怎么样用类似DocToText工具批量转换多个文件夹内(包括子目录)的DOC为TXT,文件夹内子文件夹内可能有多个doc,然后合并TXT再以各自文件夹名称重命名。
比如:
c:\文件夹1\文件.doc
c:\文件夹2\3\文件1.doc
c:\文件夹3\4\5\文件2.doc
c:\文件夹4\5\6\7\文件3.doc
……
统一转换成
c:\文件夹1\文件夹1.txt
c:\文件夹2\文件夹2.txt
c:\文件夹3\文件夹3.txt
c:\文件夹4\文件夹4.txt
……
请问这样可以吗?
上万个文件夹,实在是没办法。
tmplinshi 大大在 2012-11-8 发过
要把中文转换成 utf-8。
把附件中的文件解压到 doctotext.exe 目录,之后使用方法如下:
doctotext_ *.doc
复制代码
doctotext_ 中文测试1.doc "中文 测试2.doc"
复制代码
文件搜索使用的是 dir 的语法。所以例如要搜索子目录的文件,则加 /s 参数:
doctotext_ /s *.doc
复制代码
doctotext_.bat:
@echo off
setlocal
set n=0
set skip=
dir /b %* | win_iconv -f gbk -t utf-8 >"%~f0.tmp"
for /f "delims=" %%a in (' dir /b %* ') do (
call :doctotext "%%a"
)
exit /b
:doctotext
if %n% neq 0 (
set skip=skip=%n%
)
for /f "usebackq %skip% eol=< delims=" %%a in ("%~f0.tmp") do (
echo convert %1...
doctotext "%%a" >"%~1.txt"
set /a n += 1
goto :eof
)
最新版本下载:
http://sourceforge.net/projects/doctotext/?source=typ_redirect
能不能在此基础上修改呢?
多谢各位!!
作者: yu2n 时间: 2014-9-1 22:44
本帖最后由 yu2n 于 2014-9-1 22:46 编辑
沙发~
我用VBS写了一个,使用Word的另存为功能,直接保存为TXT。
请将原文件夹备份后试试,很期待知道Word转换1W个DOC文档需要多长时间……- 'doc2txt.vbs By yu2n, 2014.09.01
- CommandMode "批量转多文件夹内DOC为TXT,再合并TXT"
-
- Main
- Sub Main()
- On Error Resume Next
- ' 选择文件夹
- Dim strFolder, arrPath, strPath, nFileCount, i
- WScript.Echo "请选择 Word 文件路径:"
- strFolder = BrowseForFolder("请选择 Word 文件路径:")
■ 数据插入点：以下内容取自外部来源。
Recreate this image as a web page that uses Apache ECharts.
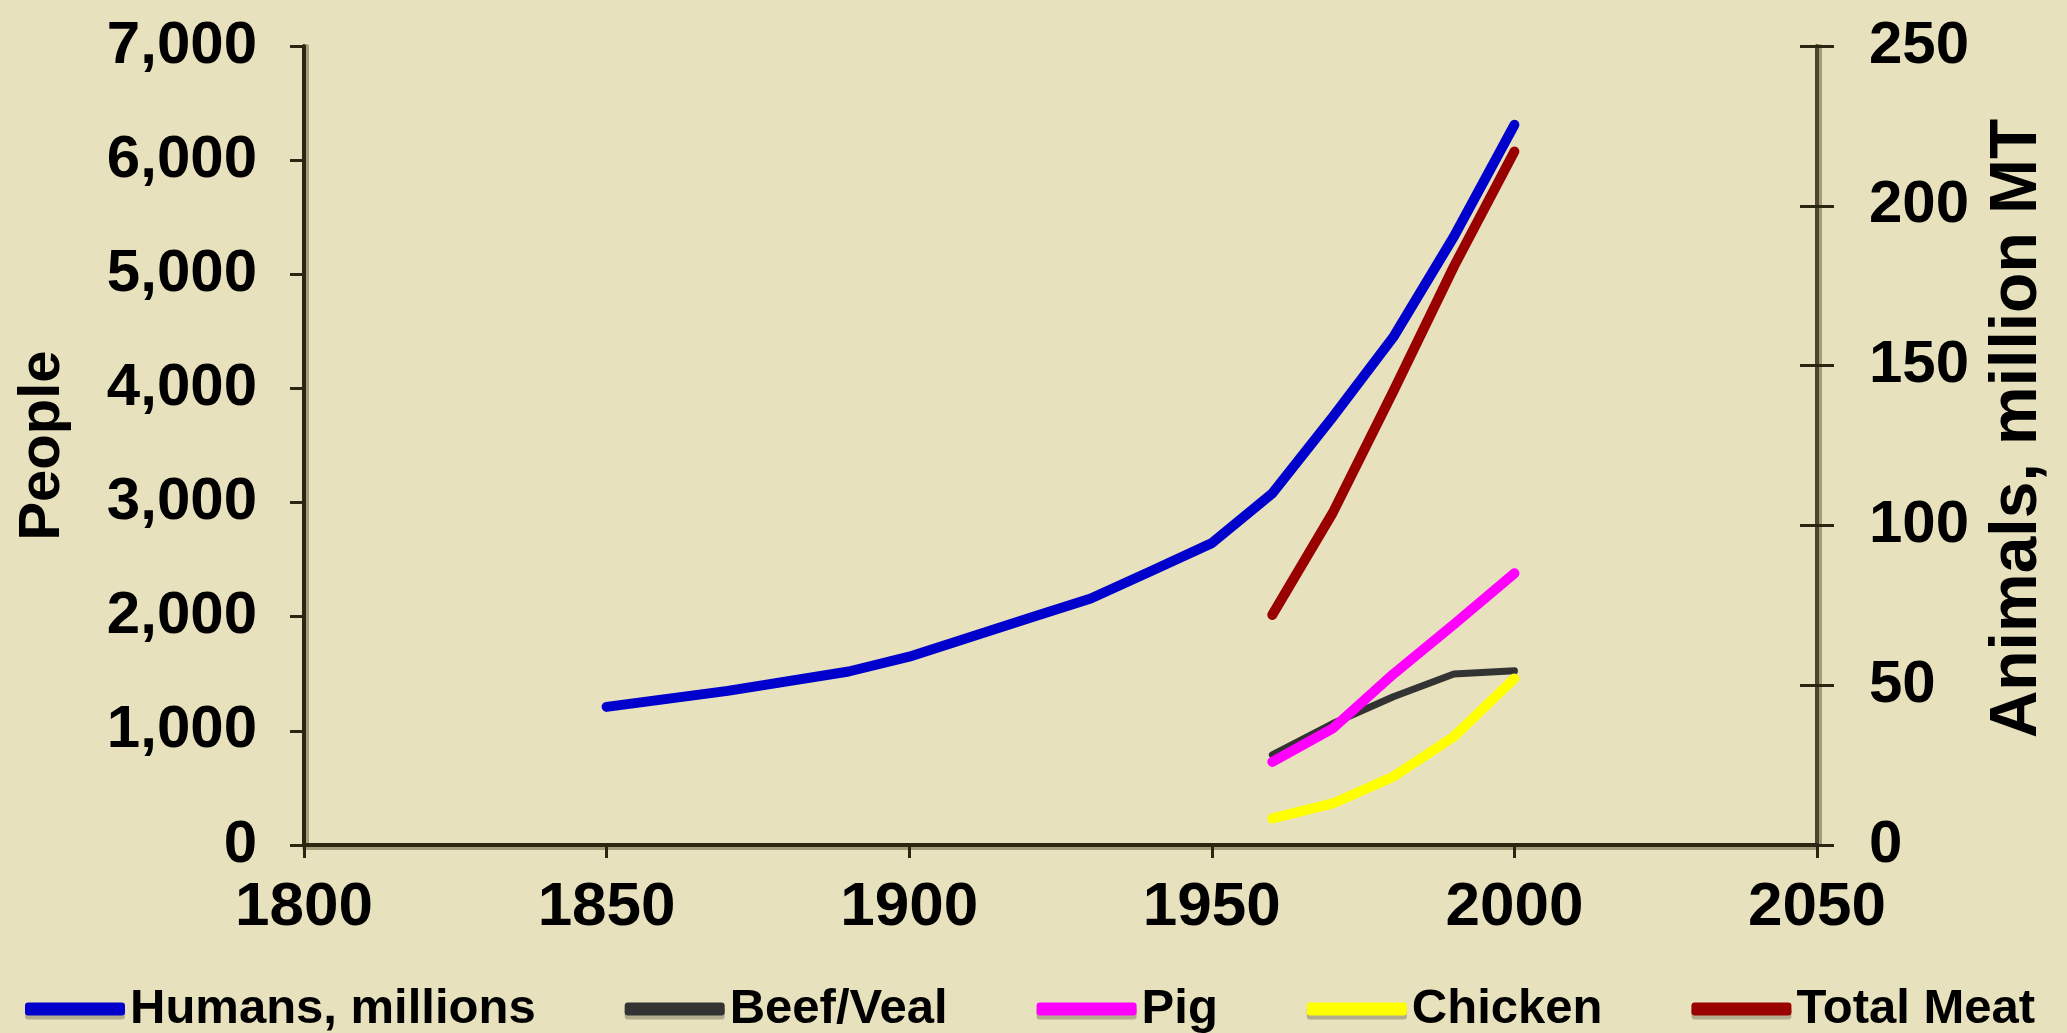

- If strFolder = "" Then Exit Sub
- arrPath = ScanFolder(strFolder)
- ' 统计个数,用于显示进度
- For Each strPath In arrPath
- If LCase(Right(strPath,4))=".doc" Or LCase(Right(strPath,5))=".docx" Then
- nFileCount = nFileCount + 1
- End If
- Next
- ' 执行转换
- Set objWord = Word_Init()
- For Each strPath In arrPath
- If LCase(Right(strPath,4))=".doc" Or LCase(Right(strPath,5))=".docx" Then
- i = i + 1
- ' 显示进度
- WScript.Echo "[" & i & "/" & nFileCount & "]" & strPath
- ' 执行转换
- Doc2Txt objWord, strPath
- ' 追加TXT
- CreatTxtFile strFolder, strPath
- End If
- Next
- ' 退出
- objWord.Quit
- Msgbox "完成!"
- End Sub
-
-
- ' 打开DOC,另存为
- Function Doc2Txt(objWord, FilePath)
- On Error Resume Next
- Set fso = CreateObject("Scripting.Filesystemobject")
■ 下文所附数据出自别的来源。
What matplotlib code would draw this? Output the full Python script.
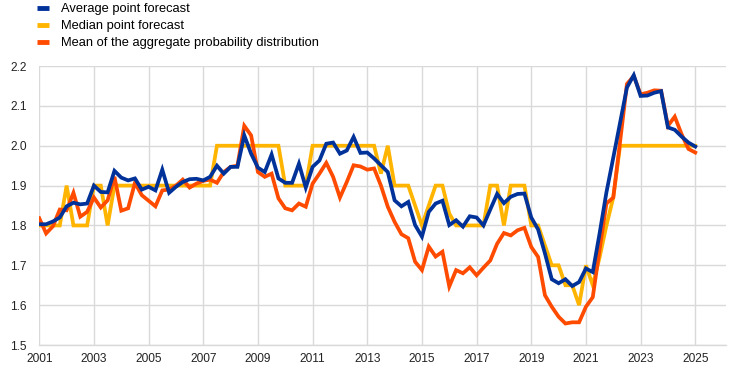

- If Not fso.FileExists(FilePath) Then Exit Function
-
- Const wdFormatText = 2
- Const Encoding = 1200
- Const wdCRLF = 0
- Set objDoc = objWord.Documents.Open(FilePath)
- objWord.ActiveDocument.SaveAs FilePath & ".txt", wdFormatText, False, "", False, _
- "", False, False, False, False, False, Encoding, False, False, wdCRLF
- objDoc.Close
- If Not Err.Number = 0 Then Doc2Txt = True
- End Function
-
-
- ' 浏览文件夹
- Function BrowseForFolder(ByVal strTips)
- Dim objFolder
- Set objFolder = CreateObject("Shell.Application").BrowseForFolder (&H0, strTips, &H0010 + &H0001)
- If (Not objFolder Is Nothing) Then BrowseForFolder = objFolder.Self.Path 'objFolder.Items().Item().Path
- End Function
-
-
- ' 创建 Word 对象
- Function Word_Init()
- Set objWord = CreateObject("Word.Application")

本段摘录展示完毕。